Vous comprendrez donc, Madame la Première Secrétaire, que les rédactions du groupe France Télévisions doivent être informées des intentions du Parti Socialiste à ce sujet.
Par ailleurs, dans le communiqué qu’il a publié pour justifier son refus de participer à l’émission « A vous de juger » alors même que celle-ci venait de commencer, Monsieur Vincent Peillon demande la démission de Madame Arlette Chabot, Directrice générale adjointe chargée de l’information, et pour faire bonne mesure, de tous les responsables de France 2 ayant organisé et autorisé la tenue de ce débat.
Un tel appel à la démission […] sans précédent depuis quelques dizaines d’années
Je ne mentionne évidemment pas les termes utilisés par Monsieur Vincent Peillon pour qualifier la télévision publique mais j’aimerais savoir si vous-même et le Parti Socialiste cautionnez cet appel à la démission collective. Un tel appel à la démission de responsables audiovisuels et de journalistes est je crois sans précédent depuis quelques dizaines d’années.
La télévision publique appartient à la Nation toute entière.
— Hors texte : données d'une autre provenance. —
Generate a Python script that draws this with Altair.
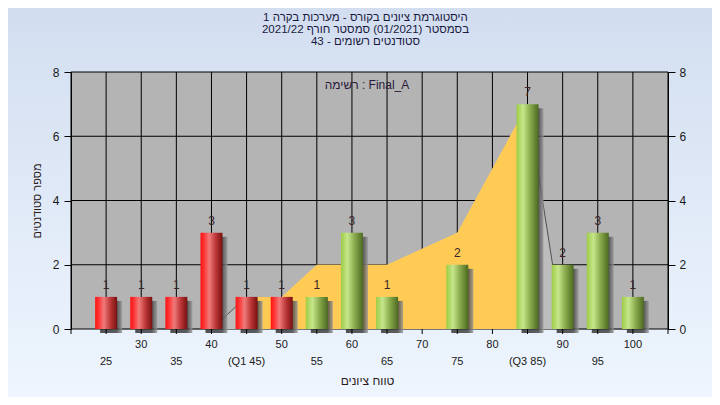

Ses salariés, qu’ils soient ou non journalistes, donnent au quotidien et dans des conditions parfois difficiles le meilleur d’eux-mêmes pour informer les téléspectateurs.
Vous comprendrez qu’en tant que Président de France Télévisions je ne puisse tolérer qu’il soit porté atteinte à leur honneur et c’est pour cette raison que je rendrai cette lettre publique après vous l’avoir fait parvenir.
La vie politique a ses pratiques et ses usages. La vie démocratique, elle, a ses règles et a ses lois. Si l’un des principaux acteurs de cette vie démocratique refuse de les respecter c’est le contrat social lui-même qui vole en éclat.
Soyez assurée que je serais extrêmement heureux de pouvoir m’entretenir directement avec vous des suites de cette affaire.
Je vous prie de croire, Madame la Première Secrétaire, à l’expression de ma considération distinguée et de mes respectueux hommages.